DataFilters: Filters on non-partition columns.
- PushedFilters: those DataFilters whose predicates we can push down
- So when a filter is a DataFilter but not a PushedFilter, it means that we can't push down the predicate to filter on the underlying file's metadata.

Example

Let's take this example of parquet files (not all file formats support predicate pushdown, but parquet files do):

import org.apache.spark.sql.functions.col

val df = Seq(
  (1,2,3),
  (2,2,3),
  (3,20,300),
  (1,24,299),
).toDF("colA", "colB", "colC")

df.write.partitionBy("colA").mode("overwrite").parquet("datafilter.parquet")

So we're simply writing a parquet file that is partitioned by the colA column. The file structure looks like this:

datafilter.parquet/
├── colA=1
│   ├── part-00000-55cb3320-f145-4d64-8cba-55a72111c0c8.c000.snappy.parquet
│   └── part-00003-55cb3320-f145-4d64-8cba-55a72111c0c8.c000.snappy.parquet
├── colA=2
│   └── part-00001-55cb3320-f145-4d64-8cba-55a72111c0c8.c000.snappy.parquet
├── colA=3
│   └── part-00002-55cb3320-f145-4d64-8cba-55a72111c0c8.c000.snappy.parquet
└── _SUCCESS

Let's have a look at the 3 filter types:

PartitionFilter

spark.read.parquet("./datafilter.parquet").filter(col("colA") < 10).explain

== Physical Plan ==
*(1) ColumnarToRow
 - FileScan parquet [colB#165,colC#166,colA#167] Batched: true, DataFilters: [], Format: Parquet, Location: InMemoryFileIndex(1 paths)[file:somePath/spark-tests/datafilter.parquet], PartitionFilters: [isnotnull(colA#167), (colA#167 < 10)], PushedFilters: [], ReadSchema: struct<colB:int,colC:int>

Here you see that our filter is a PartitionFilter, since our data has been partitioned by colA we can easily filter on the directories.

PushedFilter

spark.read.parquet("./datafilter.parquet").filter(col("colB") < 10).explain

== Physical Plan ==
*(1) Filter (isnotnull(colB#172) AND (colB#172 < 10))
 - *(1) ColumnarToRow
    - FileScan parquet [colB#172,colC#173,colA#174] Batched: true, DataFilters: [isnotnull(colB#172), (colB#172 < 10)], Format: Parquet, Location: InMemoryFileIndex(1 paths)[file:somePath/spark-tests/datafilter.parquet], PartitionFilters: [], PushedFilters: [IsNotNull(colB), LessThan(colB,10)], ReadSchema: struct<colB:int,colC:int>

Here you see our filter (colB < 10) makes part of the DataFilters. This is because colB is not a partition column.

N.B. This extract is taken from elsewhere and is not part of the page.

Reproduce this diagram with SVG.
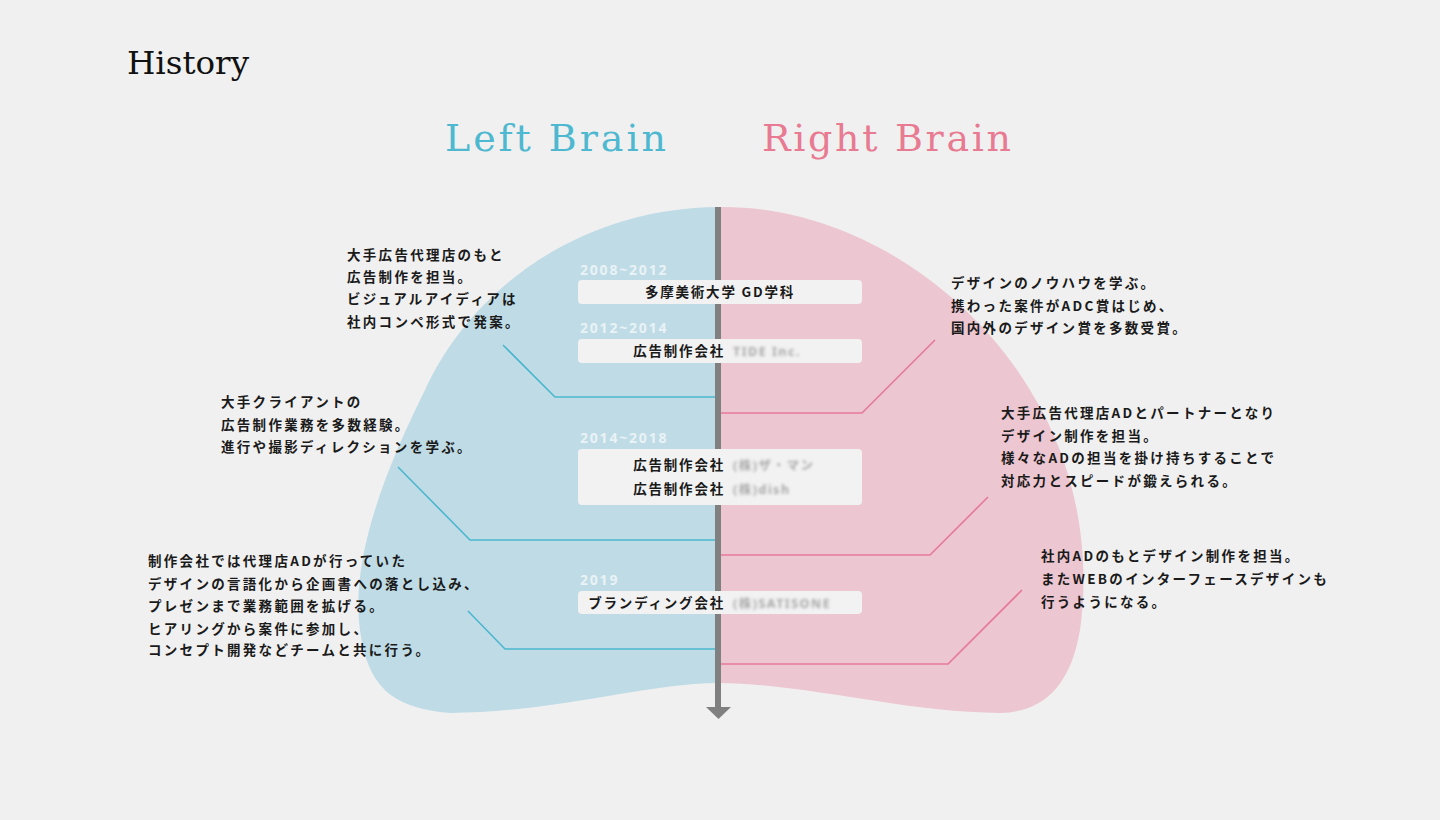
<svg xmlns="http://www.w3.org/2000/svg" width="1440" height="820" viewBox="0 0 1440 820">
<defs>
<style>
.title{font-family:"DejaVu Serif","Liberation Serif",serif;}
.jp{font-family:"Noto Sans CJK JP","Noto Sans",sans-serif;font-weight:700;font-size:13.5px;fill:#1a1a1a;letter-spacing:2.3px;}
.box{fill:#f2f2f2;}
.yr{font-family:"Noto Sans","Noto Sans CJK JP",sans-serif;font-weight:700;font-size:14px;fill:#e9f2f5;letter-spacing:1.8px;}
.bt{font-family:"Noto Sans CJK JP","Noto Sans",sans-serif;font-weight:700;font-size:13.5px;fill:#1a1a1a;letter-spacing:1.8px;}
.blur{font-family:"Noto Sans","Noto Sans CJK JP",sans-serif;font-weight:700;font-size:12.5px;fill:#a8a8a8;letter-spacing:1.5px;filter:url(#bl);}
.lb{fill:none;stroke:#4cb6cf;stroke-width:1.6;}
.lp{fill:none;stroke:#e6799a;stroke-width:1.6;}
</style>
<filter id="bl" x="-10%" y="-50%" width="120%" height="200%"><feGaussianBlur stdDeviation="1.8"/></filter>
</defs>
<rect width="1440" height="820" fill="#f0f0f0"/>
<text class="title" x="127" y="74" font-size="31" fill="#111" textLength="122" lengthAdjust="spacingAndGlyphs">History</text>
<text class="title" x="445" y="151" font-size="38" fill="#4db8d0" textLength="221">Left Brain</text>
<text class="title" x="762" y="151" font-size="38" fill="#e87a92" textLength="249">Right Brain</text>

<g id="brain">
<path d="M718,207 C 580,208 470,290 425,390 C 385,470 350,560 360,630 C 368,690 395,708 450,713 C 560,712 640,684 718,683 Z" fill="#bfdce6"/>
<path d="M718,207 C 850,205 970,290 1030,390 C 1080,470 1090,560 1080,630 C 1070,690 1040,712 1000,713 C 900,712 810,684 718,683 Z" fill="#ecc6d0"/>
</g>

<g id="connectors">
<polyline class="lb" points="503,345 555,397 718,397"/>
<polyline class="lb" points="398,467 470,540 718,540"/>
<polyline class="lb" points="468,611 505,649 718,649"/>
<polyline class="lp" points="935,340 862,413 721,413"/>
<polyline class="lp" points="988,497 930,555 721,555"/>
<polyline class="lp" points="1022,590 948,664 721,664"/>
</g>

<g id="axis">
<rect x="715" y="207" width="6" height="501" fill="#808080"/>
<polygon points="706,707 731,707 718.5,719" fill="#808080"/>
</g>

<g id="year-2008">
<text class="yr" x="580" y="275">2008~2012</text>
<rect class="box" x="578" y="280" width="284" height="24" rx="4"/>
<text class="bt" x="720" y="297" text-anchor="middle">多摩美術大学 GD学科</text>
</g>
<g id="year-2012">
<text class="yr" x="580" y="333">2012~2014</text>
<rect class="box" x="578" y="339" width="284" height="24" rx="4"/>
<text class="bt" x="725" y="356" text-anchor="end">広告制作会社</text>
<text class="blur" x="733" y="356">TIDE Inc.</text>
</g>
<g id="year-2014">
<text class="yr" x="580" y="443">2014~2018</text>
<rect class="box" x="578" y="449" width="284" height="56" rx="4"/>
<text class="bt" x="725" y="470" text-anchor="end">広告制作会社</text>
<text class="blur" x="733" y="470">(株)ザ・マン</text>
<text class="bt" x="725" y="494" text-anchor="end">広告制作会社</text>
<text class="blur" x="733" y="494">(株)dish</text>
</g>
<g id="year-2019">
<text class="yr" x="580" y="585">2019</text>
<rect class="box" x="578" y="591" width="284" height="23" rx="4"/>
<text class="bt" x="725" y="608" text-anchor="end">ブランディング会社</text>
<text class="blur" x="733" y="608">(株)SATISONE</text>
</g>

<g id="left-1">
<text class="jp" x="347" y="260">大手広告代理店のもと</text>
<text class="jp" x="347" y="282">広告制作を担当。</text>
<text class="jp" x="347" y="304">ビジュアルアイディアは</text>
<text class="jp" x="347" y="327">社内コンペ形式で発案。</text>
</g>
<g id="left-2">
<text class="jp" x="221" y="407">大手クライアントの</text>
<text class="jp" x="221" y="430">広告制作業務を多数経験。</text>
<text class="jp" x="221" y="452">進行や撮影ディレクションを学ぶ。</text>
</g>
<g id="left-3">
<text class="jp" x="148" y="566">制作会社では代理店ADが行っていた</text>
<text class="jp" x="148" y="589">デザインの言語化から企画書への落とし込み、</text>
<text class="jp" x="148" y="611">プレゼンまで業務範囲を拡げる。</text>
<text class="jp" x="148" y="634">ヒアリングから案件に参加し、</text>
<text class="jp" x="148" y="655">コンセプト開発などチームと共に行う。</text>
</g>
<g id="right-1">
<text class="jp" x="951" y="288">デザインのノウハウを学ぶ。</text>
<text class="jp" x="951" y="311">携わった案件がADC賞はじめ、</text>
<text class="jp" x="951" y="333">国内外のデザイン賞を多数受賞。</text>
</g>
<g id="right-2">
<text class="jp" x="1001" y="418">大手広告代理店ADとパートナーとなり</text>
<text class="jp" x="1001" y="441">デザイン制作を担当。</text>
<text class="jp" x="1001" y="463">様々なADの担当を掛け持ちすることで</text>
<text class="jp" x="1001" y="486">対応力とスピードが鍛えられる。</text>
</g>
<g id="right-3">
<text class="jp" x="1041" y="561">社内ADのもとデザイン制作を担当。</text>
<text class="jp" x="1041" y="584">またWEBのインターフェースデザインも</text>
<text class="jp" x="1041" y="607">行うようになる。</text>
</g>
</svg>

It also is part of the PushedFilters, because this is a predicate we can push down. Parquet files store minimum and maximum values of chunks as metadata. So if the minimum value of a chunk is larger than 10, we know we can skip reading this chunk.

Non PushedFilters

spark.read.parquet("./datafilter.parquet").filter(col("colB") < col("colC")).explain

== Physical Plan ==
*(1) Filter ((isnotnull(colB#179) AND isnotnull(colC#180)) AND (colB#179 < colC#180))
 - *(1) ColumnarToRow
    - FileScan parquet [colB#179,colC#180,colA#181] Batched: true, DataFilters: [isnotnull(colB#179), isnotnull(colC#180), (colB#179 < colC#180)], Format: Parquet, Location: InMemoryFileIndex(1 paths)[file:somePath/spark-tests/datafilter.parquet], PartitionFilters: [], PushedFilters: [IsNotNull(colB), IsNotNull(colC)], ReadSchema: struct<colB:int,colC:int>

This filter is more complicated. colB < colC is not a filter that we can push down to filter onto the metadata of the parquet file. That means that we need to read the full data and filter afterwards in memory.